そういう政府こそ、日銀に財政赤字を現金給付させ続けてきたのではないか? 株価が上昇しているときには自慢していた国民年金の運用はどうなったのか? 東日本大震災や福島原発処理コストの負担はどうなったのか? 今後、世界中で政府債務が急増するなら、金融市場を介して、日本はどのような影響を受けるのか?
以前、FTのコラムで、全員に給付されるなら、自分は家政婦に来てくれていた女性に小切手を渡したい、というアメリカの話を読んで、なるほど、そうだな、と共感しました。外出禁止で働く機会を失い、困っている人が多いだろう、と心配したからです。ぜひ10万円をもらったら、本当に困っている、子供を育てながら苦労して働くお母さんへの支援金として使いたいです。
国家は確かに最後の保証人であり、国民の生活を守り、生活と経済の再生を支援しなければなりません。

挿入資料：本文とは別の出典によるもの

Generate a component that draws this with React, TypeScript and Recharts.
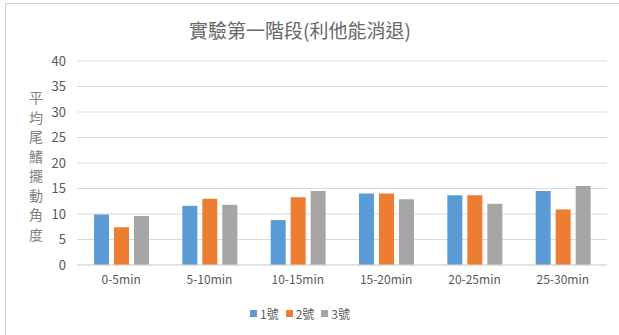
import React from 'react'
import { BarChart, Bar, XAxis, YAxis, CartesianGrid } from 'recharts'

const categories = ['0-5min', '5-10min', '10-15min', '15-20min', '20-25min', '25-30min']
const fish1 = [9.9, 11.6, 8.8, 14.0, 13.7, 14.5]
const fish2 = [7.4, 13.0, 13.3, 14.0, 13.7, 10.9]
const fish3 = [9.6, 11.8, 14.5, 12.9, 12.0, 15.5]
const yTicks = [0, 5, 10, 15, 20, 25, 30, 35, 40]

const series = [
  { key: 'a', name: '1號', color: '#5B9BD5', values: fish1 },
  { key: 'b', name: '2號', color: '#ED7D31', values: fish2 },
  { key: 'c', name: '3號', color: '#A5A5A5', values: fish3 },
]

const data = categories.map((c, i) => ({
  cat: c,
  a: fish1[i],
  b: fish2[i],
  c: fish3[i],
}))

const TITLE = '實驗第一階段(利他能消退)'
const Y_LABEL = '平均尾鰭擺動角度'

const FONT = '"Noto Sans CJK TC", "Noto Sans", sans-serif'

export default function App() {
  return (
    <div style={{ position: 'relative', width: 619, height: 335, background: '#fff', fontFamily: FONT }}>
      <style>{'body{margin:0}'}</style>
      {/* outer chart frame */}
      <div
        style={{
          position: 'absolute',
          left: 5,
          top: 3,
          width: 620,
          height: 331,
          borderLeft: '1px solid #d0d0d0',
          borderTop: '1px solid #d0d0d0',
          borderBottom: '1px solid #e6e6e6',
        }}
      />
      <div
        style={{
          position: 'absolute',
          left: 0,
          width: 600,
          top: 18,
          textAlign: 'center',
          fontSize: 19,
          color: '#666666',
          lineHeight: '24px',
        }}
      >
        {TITLE}
      </div>
      {/* vertical axis title, one character per line */}
      <div
        style={{
          position: 'absolute',
          left: 28,
          top: 88,
          width: 16,
          fontSize: 14,
          lineHeight: '19.5px',
          color: '#7f7f7f',
          textAlign: 'center',
        }}
      >
        {Y_LABEL.split('').map((ch, i) => (
          <div key={i}>{ch}</div>
        ))}
      </div>
      <BarChart
        width={619}
        height={335}
        data={data}
        margin={{ top: 61, right: 12, left: 0, bottom: 40 }}
        barSize={15}
        barGap={5}
        style={{ position: 'absolute', left: 0, top: 0 }}
      >
        <CartesianGrid vertical={false} stroke="#d9d9d9" />
        <XAxis
          dataKey="cat"
          height={30}
          axisLine={{ stroke: '#d9d9d9' }}
          tickLine={false}
          tickSize={0}
          tickMargin={10}
          tick={{ fontSize: 12, fill: '#595959' }}
          interval={0}
        />
        <YAxis
          width={77}
          domain={[0, 40]}
          ticks={yTicks}
          axisLine={false}
          tickLine={false}
          tickSize={0}
          tickMargin={11}
          tick={{ fontSize: 13, fill: '#595959' }}
        />
        {series.map(s => (
          <Bar key={s.key} dataKey={s.key} name={s.name} fill={s.color} isAnimationActive={false} />
        ))}
      </BarChart>
      {/* legend */}
      <div
        style={{
          position: 'absolute',
          top: 305,
          left: 0,
          width: 600,
          display: 'flex',
          justifyContent: 'center',
          gap: 7,
          fontSize: 12,
          color: '#595959',
        }}
      >
        {series.map(s => (
          <div key={s.key} style={{ display: 'flex', alignItems: 'center', gap: 3 }}>
            <span style={{ width: 7, height: 7, background: s.color, display: 'inline-block' }} />
            <span>{s.name}</span>
          </div>
        ))}
      </div>
    </div>
  )
}
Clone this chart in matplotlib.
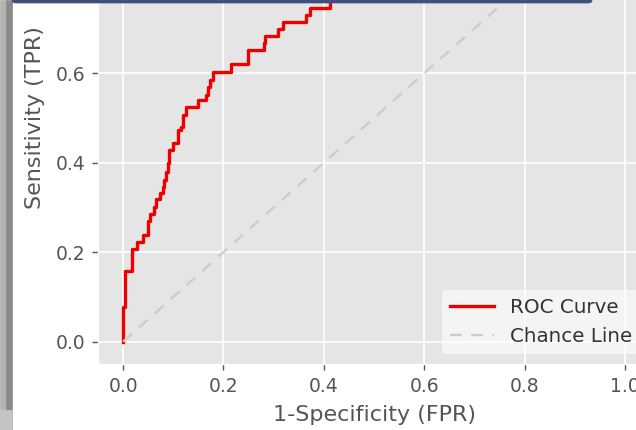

しかし、だれを、どのくらい、どうやって支援するのか?
しっかり提案して、説明するよう、政府に求めます。そして、野党は今こそ、しっかり斬新なアイデア、具体的な、実効性のあるプランを示して、政府と論争しなければなりません。
パンデミックが民主主義を活性化した、という国の1つに、日本がなってほしいです。